When buying a used car, punch the buttons on the radio. If all the stations are rock and roll, there’s a good chance the transmission is shot.
~Larry Lujack
And off I went, zooming my way up to the one place I promised myself I would never visit again: the dreaded, dirty, dark DMV on Blackstone Avenue. It’s old, it’s dank, and it smells like tacos and bad after shave. But despite the fact it also has only one non-appointment line, it went fairly quickly. I turned in my docs, got a number, and took my seat with 97 other people sitting in ugly hard chairs. They all looked miserable and exhausted. They all looked like me. My ass immediately began to ache. And then I waited, and waited, and I waited some more. I watched the numbers on the board tick off one by one. I became jealous of everyone who jumped up when they were called. They were the chosen ones, the special ones, the lucky ones. And I hated all of them. I especially hated the little brat behind me, playing an aggravating cartoon in a continuous loop on her tablet. OMG. Finally, after what seemed like an eternity, my number appeared, and I sprinted to the counter. The employee I encountered was dour and unsmiling, with no visible people skills, a bad haircut, and yes, a thin moustache. She’d obviously been working there way too long. She wasn’t having it. She was just killing time until retirement. Like yours truly. But in record time, all my docs were processed, I got my interim driver’s license, and passed my vision test. It’s a mystery how anyone can pass that thing. It’s hung behind each worker, and you have to squint through the plexiglass to see the letters. That plexiglass is disgusting; it’s filthy, it’s scratched, with some sort of dusty film clinging to it. When’s the last time they replaced that germy piece of plastic, 1976? Gross!

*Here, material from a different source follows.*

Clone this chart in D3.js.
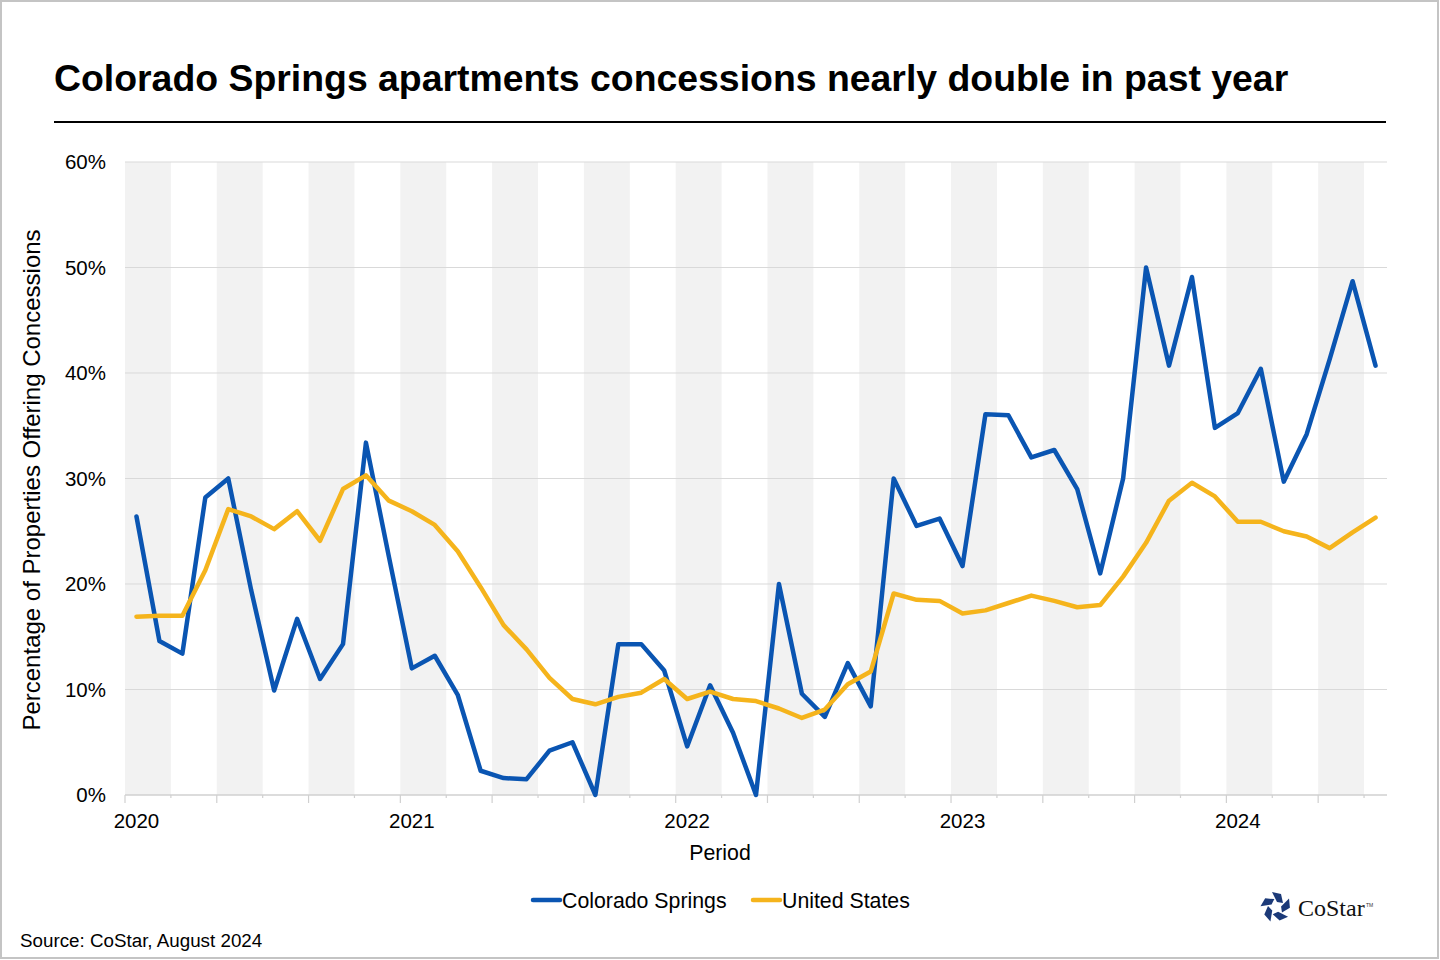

Every year it takes less time to fly across the ocean and longer to drive to the office.
~Raymond Duncan
The Department of Motor Vehicles was founded in 1915, 109 years ago. Their annual budget is $1.1 billion dollars. The DMV currently employees over 8,900 cranky people. Okay, maybe they’re not ALL cranky, but that’s just my experience. Is there any other organization more despised than the DMV? I suppose the IRS could give them a run for their money. I know my mother gets all nutted up and bent out of shape when you just mention the PG&E. It gets so bad, that depending on her mood, I usually hide the bill for a couple days. If she gets worked up about Direct TV, I can usually talk her down from the ledge. I suppose having a job at the DMV has its pros and cons, just like any other. I’m assuming the pay is all right, the benefits are good, and there’s excellent job security. But that bad attitude, prison cell vibe, and waiting on lots of irritating people would definitely make you consider an alternative field of work. DMV, we salute you! Now talk to PG&E about some better overhead lights, ring up Angi for a cleaning service, and tell Direct TV you want some Samsung screens installed STAT. Hey, if we frustrated customers had Netflix to watch while we waited, our unhappiness would disappear faster than you can say “Stranger Things”…
One time the police stopped me for speeding, and they said “oh, you know the speed limit is 55 miles per hour.” I said, “yah, I know, but I wasn’t going to be out that long.”